Matt Fleming: The plight of a double hater in the presidential election
I’m a double hater — a growing segment of voters who loathe both of our two main options for president.
And what’s not to loathe? It’s a three-card monte dealer vs. “Weekend at Bernie’s.”
One loves bankruptcy and the other loves soft foods at early-bird specials.
One might not be able to legally leave New York soon and the other probably should not drive at night.
One doesn’t care where he is unless it has his name on it and the other doesn’t know where he is even if it had his name on it.
Get these guys the nuclear codes, please!
Wait, they’ve both already had nuclear codes!
And probably stored them in their sock drawers.
Because both stash state secrets at home.
How is it possible that these are our two options? How have they BOTH been president recently?
If you’ve pondered the answers to these questions and many more, you might be a double hater too.
In fact, we are at peak double haterdom. According to Pew Research center, we’re at a four-decade high for this time in the election: 25% of the electorate!

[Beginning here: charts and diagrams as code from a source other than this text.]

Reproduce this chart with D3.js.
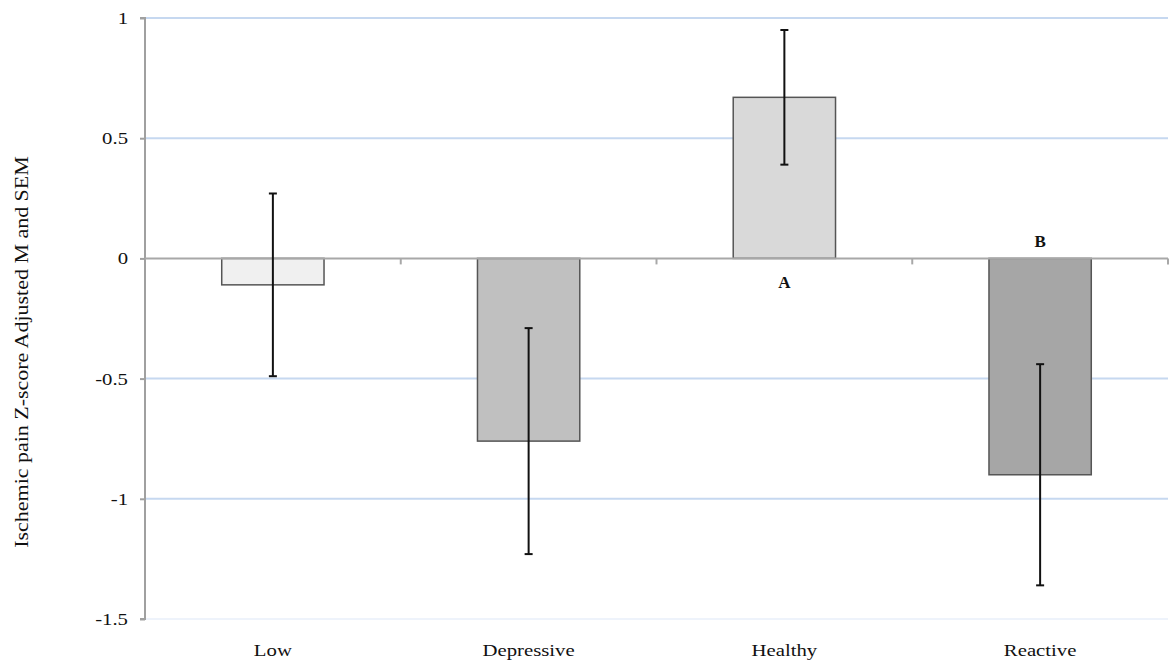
<!DOCTYPE html>
<html>
<head>
<meta charset="utf-8">
<script src="https://cdn.jsdelivr.net/npm/d3@7"></script>
<style>
  html, body { margin: 0; padding: 0; background: #fff; }
  svg { display: block; }
  text { font-family: "Liberation Serif", "DejaVu Serif", serif; fill: #111; }
</style>
</head>
<body>
<svg id="chart" width="1172" height="667"></svg>
<script>
'use strict';

// data
const categories = ['Low', 'Depressive', 'Healthy', 'Reactive'];
const means = [-0.11, -0.76, 0.67, -0.90];
const sems = [0.38, 0.47, 0.28, 0.46];
const fills = ['#f0f0f0', '#c0c0c0', '#d9d9d9', '#a6a6a6'];
const letters = ['', '', 'A', 'B'];
const yTicks = [1, 0.5, 0, -0.5, -1, -1.5];
const yTickLabels = ['1', '0.5', '0', '-0.5', '-1', '-1.5'];

const svg = d3.select('#chart');
const plotL = 145, plotR = 1168, plotT = 18, plotB = 619;

// the source picture is a bit wider than tall, so stretch text horizontally
const stretch = sel => sel.each(function() {
	const w = this.getComputedTextLength();
	d3.select(this).attr('textLength', w * 1.22).attr('lengthAdjust', 'spacingAndGlyphs');
});

const x = d3.scaleBand()
	.domain(categories)
	.range([plotL, plotR])
	.paddingInner(0.6)
	.paddingOuter(0.3);

const y = d3.scaleLinear()
	.domain([-1.5, 1])
	.range([plotB, plotT]);

// gridlines
svg.append('g')
	.selectAll('line')
	.data(yTicks.filter(d => d !== 0))
	.join('line')
	.attr('x1', plotL).attr('x2', plotR)
	.attr('y1', d => y(d)).attr('y2', d => y(d))
	.attr('stroke', d => d === -1.5 ? '#eef3fb' : '#c6d8f0')
	.attr('stroke-width', 2);

// y axis
const yAxis = svg.append('g')
	.attr('transform', `translate(${plotL},0)`)
	.call(d3.axisLeft(y).tickValues(yTicks).tickSize(5).tickPadding(12)
		.tickFormat((d, i) => yTickLabels[i]));
yAxis.select('.domain').attr('stroke', '#a0a0a0').attr('stroke-width', 2)
	.attr('d', `M-5,${y(1)}H0V${y(-1.5)}H-5`);
yAxis.selectAll('.tick line').attr('stroke', '#a0a0a0').attr('stroke-width', 2);
yAxis.selectAll('.tick text')
	.attr('font-size', 17)
	.attr('font-family', '"Liberation Serif", serif')
	.attr('fill', '#111')
	.call(stretch);

// bars
svg.append('g')
	.selectAll('rect')
	.data(categories)
	.join('rect')
	.attr('x', d => x(d))
	.attr('width', x.bandwidth())
	.attr('y', (d, i) => y(Math.max(0, means[i])))
	.attr('height', (d, i) => Math.abs(y(means[i]) - y(0)))
	.attr('fill', (d, i) => fills[i])
	.attr('stroke', '#555')
	.attr('stroke-width', 1.5);

// zero (category) axis
const step = x.step();
const zero = svg.append('g');
zero.append('line')
	.attr('x1', plotL).attr('x2', plotR)
	.attr('y1', y(0)).attr('y2', y(0))
	.attr('stroke', '#a8a8a8').attr('stroke-width', 2);
zero.selectAll('line.tk')
	.data(d3.range(1, categories.length + 1))
	.join('line')
	.attr('class', 'tk')
	.attr('x1', i => plotL + i * step).attr('x2', i => plotL + i * step)
	.attr('y1', y(0)).attr('y2', y(0) + 6)
	.attr('stroke', '#a8a8a8').attr('stroke-width', 2);

// error bars
const eb = svg.append('g').attr('stroke', '#111').attr('stroke-width', 2);
categories.forEach((c, i) => {
	const cx = x(c) + x.bandwidth() / 2;
	const hi = y(means[i] + sems[i]);
	const lo = y(means[i] - sems[i]);
	eb.append('line').attr('x1', cx).attr('x2', cx).attr('y1', hi).attr('y2', lo);
	eb.append('line').attr('x1', cx - 4).attr('x2', cx + 4).attr('y1', hi).attr('y2', hi);
	eb.append('line').attr('x1', cx - 4).attr('x2', cx + 4).attr('y1', lo).attr('y2', lo);
});

// significance letters
svg.append('g')
	.selectAll('text')
	.data(categories)
	.join('text')
	.attr('x', d => x(d) + x.bandwidth() / 2)
	.attr('y', (d, i) => means[i] >= 0 ? y(0) + 30 : y(0) - 11)
	.attr('text-anchor', 'middle')
	.attr('font-size', 17)
	.attr('font-weight', 'bold')
	.text((d, i) => letters[i]);

// category labels
svg.append('g')
	.selectAll('text')
	.data(categories)
	.join('text')
	.attr('x', d => x(d) + x.bandwidth() / 2)
	.attr('y', 656)
	.attr('text-anchor', 'middle')
	.attr('font-size', 17)
	.text(d => d)
	.call(stretch);

// y axis title
svg.append('text')
	.attr('transform', 'translate(28,352) rotate(-90)')
	.attr('text-anchor', 'middle')
	.attr('font-size', 18)
	.text('Ischemic pain Z-score Adjusted M and SEM')
	.call(stretch);
</script>
</body>
</html>
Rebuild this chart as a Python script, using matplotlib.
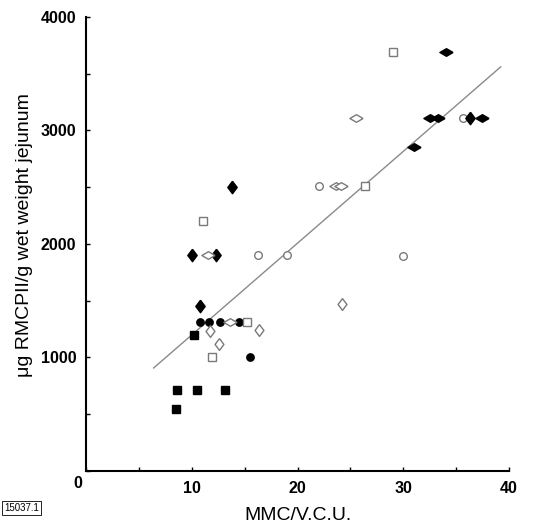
import matplotlib.pyplot as plt
from matplotlib.markers import MarkerStyle

# MMC/V.C.U. (x) vs ug RMCPII/g wet weight jejunum (y), grouped by symbol
filled_square_x = [8.64, 10.45, 13.16, 8.55, 10.17]
filled_square_y = [710, 710, 710, 545, 1197]

filled_circle_x = [10.78, 11.61, 12.71, 14.45, 15.5]
filled_circle_y = [1310, 1310, 1310, 1310, 1000]

open_square_x = [11.03, 15.2, 11.9, 29.0, 26.4]
open_square_y = [2200, 1310, 1000, 3690, 2510]

open_circle_x = [16.3, 19.0, 22.0, 35.6, 30.0]
open_circle_y = [1900, 1900, 2510, 3110, 1895]

filled_vdiamond_x = [10.0, 12.3, 10.78, 13.84, 36.3]
filled_vdiamond_y = [1900, 1900, 1455, 2500, 3110]

filled_hdiamond_x = [34.0, 32.5, 33.3, 37.4, 31.0]
filled_hdiamond_y = [3690, 3110, 3110, 3110, 2853]

open_hdiamond_x = [11.5, 13.6, 25.5, 23.6, 24.1]
open_hdiamond_y = [1900, 1310, 3110, 2510, 2510]

open_vdiamond_x = [11.7, 16.4, 12.6, 24.2]
open_vdiamond_y = [1232, 1240, 1116, 1470]

# regression line end points
fit_x = [6.4, 39.2]
fit_y = [907, 3559]

x_ticks = [0, 5, 10, 15, 20, 25, 30, 35, 40]
x_ticklabels = ['', '', '10', '', '20', '', '30', '', '40']
y_ticks = [0, 500, 1000, 1500, 2000, 2500, 3000, 3500, 4000]
y_ticklabels = ['', '', '1000', '', '2000', '', '3000', '', '4000']

plt.rcParams['font.family'] = ['Liberation Sans', 'DejaVu Sans']

fig = plt.figure(figsize=(5.44, 5.25), dpi=100)
ax = fig.add_axes([0.158, 0.103, 0.778, 0.865])

grey = '#7a7a7a'
ax.plot(fit_x, fit_y, color='#8a8a8a', lw=1.0, zorder=1)

# diamond shapes: tall and wide variants
vd = MarkerStyle([(0, 1), (0.75, 0), (0, -1), (-0.75, 0), (0, 1)])
hd = MarkerStyle([(1, 0), (0, 0.58), (-1, 0), (0, -0.58), (1, 0)])

ax.plot(filled_square_x, filled_square_y, 's', color='black', ms=5.3, ls='none')
ax.plot(filled_circle_x, filled_circle_y, 'o', color='black', ms=5.3, ls='none')
ax.plot(open_square_x, open_square_y, 's', mfc='white', mec=grey, mew=1.0, ms=5.5, ls='none')
ax.plot(open_circle_x, open_circle_y, 'o', mfc='white', mec=grey, mew=1.0, ms=5.5, ls='none')
ax.plot(filled_vdiamond_x, filled_vdiamond_y, marker=vd, color='black', ms=9, ls='none')
ax.plot(filled_hdiamond_x, filled_hdiamond_y, marker=hd, color='black', ms=9.5, ls='none')
ax.plot(open_hdiamond_x, open_hdiamond_y, marker=hd, mfc='white', mec=grey, mew=1.0, ms=9.5, ls='none')
ax.plot(open_vdiamond_x, open_vdiamond_y, marker=vd, mfc='white', mec=grey, mew=1.0, ms=8.5, ls='none')

ax.set_xlim(0, 40)
ax.set_ylim(0, 4000)
ax.spines['top'].set_visible(False)
ax.spines['right'].set_visible(False)
ax.spines['left'].set_linewidth(1.5)
ax.spines['bottom'].set_linewidth(1.5)
ax.set_xticks(x_ticks)
ax.set_xticklabels(x_ticklabels)
ax.set_yticks(y_ticks)
ax.set_yticklabels(y_ticklabels)
ax.tick_params(direction='in', length=3, width=1, labelsize=11.5, pad=7)
for lbl in ax.get_xticklabels() + ax.get_yticklabels():
    lbl.set_fontweight('bold')

# shared zero at the corner
ax.text(-0.02, -0.012, '0', transform=ax.transAxes, ha='center', va='top',
        fontsize=11.5, fontweight='bold')

ax.set_xlabel('MMC/V.C.U.', fontsize=14, labelpad=8)
ax.set_ylabel('\u03bcg RMCPII/g wet weight jejunum', fontsize=14)
ax.yaxis.set_label_coords(-0.125, 0.52)

fig.text(0.008, 0.032, '15037.1', fontsize=7, ha='left', va='center',
         bbox=dict(boxstyle='square,pad=0.2', fc='white', ec='black', lw=0.6))

plt.savefig('out.png', dpi=100)
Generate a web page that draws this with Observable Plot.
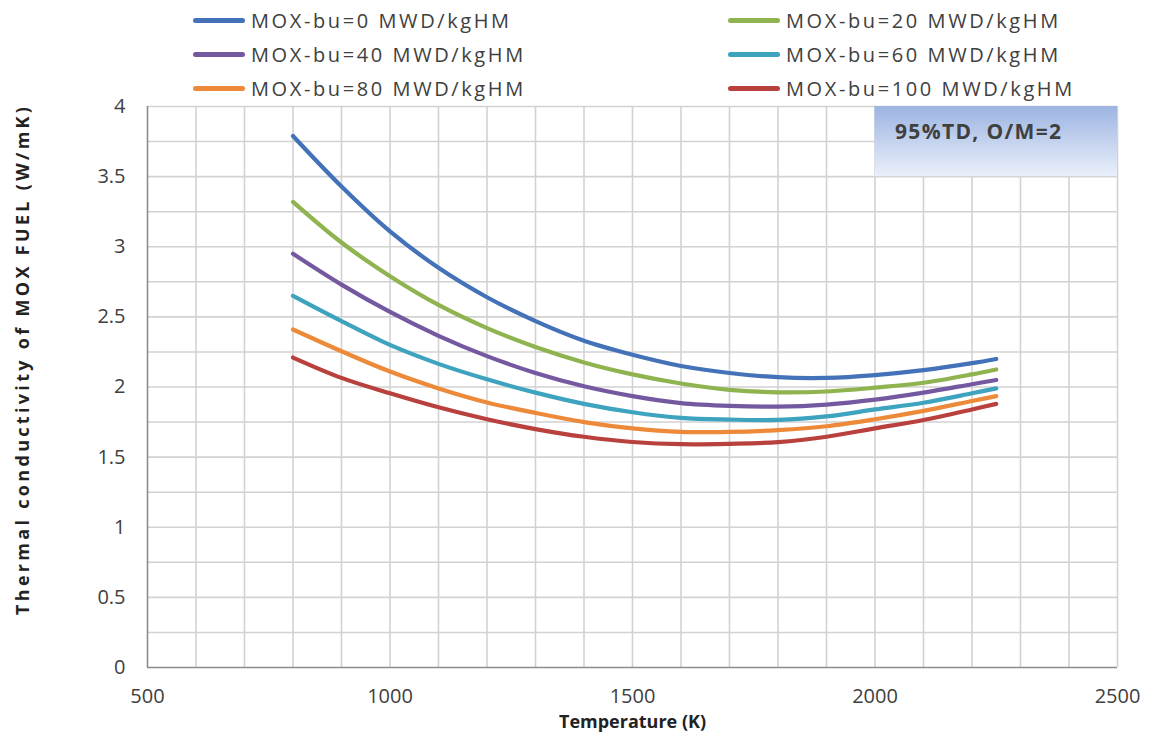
<!DOCTYPE html>
<html><head><meta charset="utf-8">
<script src="https://cdn.jsdelivr.net/npm/d3@7"></script>
<script src="https://cdn.jsdelivr.net/npm/@observablehq/plot@0.6"></script>
<style>
body{margin:0;background:#fff;}
#wrap{position:relative;width:1152px;height:736px;overflow:hidden;}
.item{position:absolute;display:flex;align-items:center;height:30px;font-family:"Open Sans",sans-serif;font-size:20px;color:#404040;letter-spacing:2.6px;white-space:nowrap;}
.item .sw{display:inline-block;width:52px;height:5px;border-radius:3px;margin-right:6px;}
</style></head><body><div id="wrap"></div>
<script>
const temperature = [800,900,1000,1100,1200,1300,1400,1500,1600,1700,1800,1900,2000,2100,2200,2250];
const bu0   = [3.79,3.43,3.11,2.85,2.64,2.47,2.33,2.23,2.15,2.10,2.07,2.065,2.085,2.12,2.17,2.20];
const bu20  = [3.32,3.03,2.79,2.585,2.42,2.285,2.175,2.09,2.025,1.98,1.962,1.968,1.995,2.03,2.09,2.125];
const bu40  = [2.95,2.73,2.535,2.365,2.22,2.10,2.005,1.935,1.885,1.865,1.86,1.875,1.91,1.96,2.02,2.05];
const bu60  = [2.65,2.47,2.30,2.165,2.055,1.96,1.88,1.82,1.78,1.768,1.765,1.79,1.84,1.888,1.955,1.99];
const bu80  = [2.41,2.255,2.11,1.99,1.89,1.815,1.75,1.705,1.68,1.68,1.693,1.72,1.77,1.83,1.90,1.935];
const bu100 = [2.21,2.065,1.955,1.855,1.77,1.70,1.645,1.608,1.592,1.595,1.607,1.645,1.705,1.765,1.84,1.88];
const seriesNames = ["MOX-bu=0 MWD/kgHM","MOX-bu=20 MWD/kgHM","MOX-bu=40 MWD/kgHM","MOX-bu=60 MWD/kgHM","MOX-bu=80 MWD/kgHM","MOX-bu=100 MWD/kgHM"];
const seriesColors = ["#4472b8","#8fb34f","#7559a0","#3ea3bf","#ec8a3a","#b8403d"];
const xTicks = [500,1000,1500,2000,2500];
const yTicks = [0,0.5,1,1.5,2,2.5,3,3.5,4];
const xGrid = [600,700,800,900,1000,1100,1200,1300,1400,1500,1600,1700,1800,1900,2000,2100,2200,2300,2400,2500];
const yGrid = [0.25,0.5,0.75,1,1.25,1.5,1.75,2,2.25,2.5,2.75,3,3.25,3.5,3.75,4];
const xLabel = "Temperature (K)";
const yLabel = "Thermal conductivity of MOX FUEL (W/mK)";
const annotation = "95%TD, O/M=2";

const values = [bu0,bu20,bu40,bu60,bu80,bu100];
const rows = [];
seriesNames.forEach((name,i)=>values[i].forEach((v,j)=>rows.push({T:temperature[j],k:v,series:name})));

const chart = Plot.plot({
  width:1152, height:736,
  marginTop:106, marginLeft:147, marginRight:35, marginBottom:69,
  style:{fontFamily:"Open Sans, sans-serif", fontSize:"20px", color:"#404040", background:"white"},
  x:{domain:[500,2500], label:null},
  y:{domain:[0,4], label:null},
  color:{domain:seriesNames, range:seriesColors},
  marks:[
    Plot.gridX(xGrid,{stroke:"#d2d2d2", strokeOpacity:1, strokeWidth:1.6}),
    Plot.gridY(yGrid,{stroke:"#d2d2d2", strokeOpacity:1, strokeWidth:1.6}),
    Plot.rect([annotation],{x1:2000,x2:2500,y1:3.5,y2:4,fill:"url(#boxgrad)"}),
    Plot.ruleX([500],{stroke:"#8c8c8c", strokeWidth:1.6}),
    Plot.ruleY([0],{stroke:"#8c8c8c", strokeWidth:1.6}),
    Plot.axisX(xTicks,{tickSize:0, tickPadding:21, fontSize:20, label:null, tickFormat:d=>String(d)}),
    Plot.axisY(yTicks,{tickSize:0, tickPadding:22, fontSize:20, label:null, tickFormat:d=>String(d)}),
    Plot.line(rows,{x:"T", y:"k", stroke:"series", strokeWidth:4.2, curve:"catmull-rom"}),
    Plot.text([annotation],{x:2000, y:3.75, dx:20, dy:-9, textAnchor:"start", fontWeight:"bold", fontSize:21, fill:"#404040"}),
    Plot.text([xLabel],{frameAnchor:"bottom", dy:60, fontWeight:"bold", fontSize:18, fill:"#222"}),
    Plot.text([yLabel],{frameAnchor:"left", textAnchor:"middle", dx:-124, dy:-26, rotate:-90, fontWeight:"bold", fontSize:18, fill:"#222"})
  ]
});

const defs = d3.select(chart).insert("defs",":first-child");
const g = defs.append("linearGradient").attr("id","boxgrad").attr("x1",0).attr("y1",0).attr("x2",0).attr("y2",1);
g.append("stop").attr("offset","0%").attr("stop-color","#9cb4e2");
g.append("stop").attr("offset","100%").attr("stop-color","#eaf0fa");
d3.select(chart).selectAll("text").filter(function(){return this.textContent===yLabel;})
  .attr("textLength",508).attr("lengthAdjust","spacing");
d3.select(chart).selectAll("text").filter(function(){return this.textContent===annotation;})
  .attr("textLength",166).attr("lengthAdjust","spacing");

const wrap = document.getElementById("wrap");
wrap.appendChild(chart);

const legendPos = [[193,5],[728,5],[193,39],[728,39],[193,73],[728,73]];
seriesNames.forEach((name,i)=>{
  const d = document.createElement("div");
  d.className = "item";
  d.style.left = legendPos[i][0]+"px";
  d.style.top = legendPos[i][1]+"px";
  const sw = document.createElement("span");
  sw.className = "sw"; sw.style.background = seriesColors[i];
  const t = document.createElement("span"); t.textContent = name;
  d.appendChild(sw); d.appendChild(t);
  wrap.appendChild(d);
});
</script></body></html>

This time four years ago it was only 13% — for the same two guys. You can’t say we’d like them more if we only got to know them better, because it seems we hate them more the more we get to know them.
We’ve known both forever, actually. Biden was a young staffer at the drafting of the Magna Carta and, according to an alarming number of Trump supporters, it was He who made the firmament and used Adam’s rib to make a woman.
Readers of my column might remember I left these opinion pages for good eight months ago, but like Ol’ Tiny Hands and Sleepy Joe, I never stay away for long.
During my hiatus, I buried myself in my work, kept my head down and only had a lingering sense that an election was happening. I missed Trump’s conviction, Hunter Biden’s conviction, all the people standing and sitting during the State of the Union, and many other things that I didn’t care about.
Was it all just a dream? I couldn’t be sure, out there living my life like a normal person.
But now that I’m back to being abnormal and paying lots of attention to the presidential reality show, I’m depressed to remember that a convicted felon might soon oversee the Department of Justice or a reanimated cadaver might soon command the world’s most powerful military.
Again.
Because they both have already done that.
I made a personal goal to myself that I would come back to this column as kinder, gentler and more thoughtful, which might seem strange considering the avalanche of insults I just dumped upon our next president, whoever he might be.
But I need to get it out of my system. And for all of the disrespect shown in this column, there’s been infinitely more slung back at me, as one of 336 million Americans who is forced to put up with this election.
Kinder, gentler, more thoughtful: Coming soon.
Biden’s persistent mental lapses are bad, but I could probably overlook them if his policies weren’t ridiculous. He pushed for a COVID spending package that many warned would drive inflation. And then it drove inflation. And now average prices have jumped 20.8% since then, according to a Bankrate analysis of Bureau of Labor Statistics data.
Was that the only thing that drove inflation? No, but it was the only thing that was avoidable.
Biden also keeps trying to wipe out student loans for people who willingly agreed to borrow the money. According to economists, this would also drive inflation if allowed to move forward.
It’s funny that for an administration that so often talks about the importance of raising wages and even pushed through a minimum wage increase for federal workers and contractors, it is determined to devalue those wages through inflation.
As for Trump, is a policy argument against him necessary? It’s hard, considering he so rarely sticks to a policy preference. But he did float the other day the idea of eliminating federal income taxes and replacing them with tariffs on U.S. imports.
It’s not even a bad idea; it’s a nonsense idea.
“Simple math reveals this is infeasible from a budgetary perspective,” wrote Alex Brill, senior fellow at the right-leaning American Enterprise Institute. “Basic economics suggests that if the U.S. imposed massive tariffs, imports would slump, deficits would soar, and a recession would be likely.”
So now they’re both trying to wreck the economy.
But as I’ve written countless times, Trump is terrible most notably for his utter lack of respect for the Constitution, including his involvement with the attempted coup on Jan. 6 and his efforts to overturn the 2020 election.
If I lived in a state that mattered, I’d have the chance to sway the election. As Politico wrote in March, “‘Double haters’ might decide the 2024 election.”
So much power for such a fine group of haters!
But I don’t live in a state that matters, so I can comfortably throw away my vote like the past two elections — and look forward to hating one of these two for another four years.